**GIVEN INSTRUCTION**
Begin at the first line of the data and copy each line through the one containing "ax.set_facecolor('#F0F0F0')", that line included, with no pictures.

** begin RAW DATA **

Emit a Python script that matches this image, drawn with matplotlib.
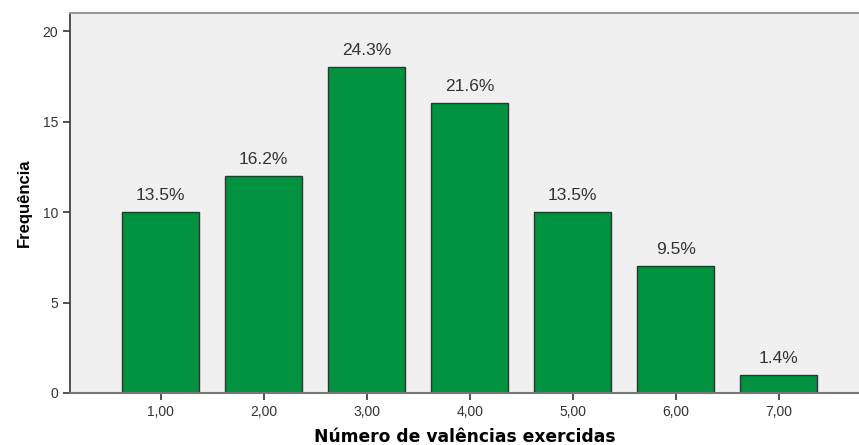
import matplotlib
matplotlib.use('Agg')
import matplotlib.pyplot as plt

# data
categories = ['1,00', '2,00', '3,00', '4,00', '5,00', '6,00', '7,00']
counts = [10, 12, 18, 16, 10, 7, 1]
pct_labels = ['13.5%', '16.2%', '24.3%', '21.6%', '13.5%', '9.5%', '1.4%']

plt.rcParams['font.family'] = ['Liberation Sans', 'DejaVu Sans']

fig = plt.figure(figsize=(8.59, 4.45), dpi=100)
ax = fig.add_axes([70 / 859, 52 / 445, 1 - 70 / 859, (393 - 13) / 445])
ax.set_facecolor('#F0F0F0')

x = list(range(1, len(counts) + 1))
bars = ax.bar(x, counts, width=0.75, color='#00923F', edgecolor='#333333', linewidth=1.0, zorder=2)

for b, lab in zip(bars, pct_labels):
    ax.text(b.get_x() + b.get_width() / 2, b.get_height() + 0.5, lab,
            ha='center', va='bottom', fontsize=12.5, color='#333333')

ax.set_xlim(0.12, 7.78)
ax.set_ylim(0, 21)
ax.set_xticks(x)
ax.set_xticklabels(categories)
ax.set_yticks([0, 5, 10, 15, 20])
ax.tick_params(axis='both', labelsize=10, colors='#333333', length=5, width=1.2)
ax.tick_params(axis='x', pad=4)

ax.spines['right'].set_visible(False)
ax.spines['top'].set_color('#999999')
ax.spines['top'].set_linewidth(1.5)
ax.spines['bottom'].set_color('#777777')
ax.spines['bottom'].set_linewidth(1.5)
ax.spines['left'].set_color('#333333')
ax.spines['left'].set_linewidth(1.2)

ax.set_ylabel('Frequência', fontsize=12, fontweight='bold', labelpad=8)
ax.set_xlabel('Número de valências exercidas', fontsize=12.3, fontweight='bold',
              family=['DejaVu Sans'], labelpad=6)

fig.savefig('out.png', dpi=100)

** end RAW DATA **

**SOLVED PROBLEM**
Emit a Python script that matches this image, drawn with matplotlib.
import matplotlib
matplotlib.use('Agg')
import matplotlib.pyplot as plt

# data
categories = ['1,00', '2,00', '3,00', '4,00', '5,00', '6,00', '7,00']
counts = [10, 12, 18, 16, 10, 7, 1]
pct_labels = ['13.5%', '16.2%', '24.3%', '21.6%', '13.5%', '9.5%', '1.4%']

plt.rcParams['font.family'] = ['Liberation Sans', 'DejaVu Sans']

fig = plt.figure(figsize=(8.59, 4.45), dpi=100)
ax = fig.add_axes([70 / 859, 52 / 445, 1 - 70 / 859, (393 - 13) / 445])
ax.set_facecolor('#F0F0F0')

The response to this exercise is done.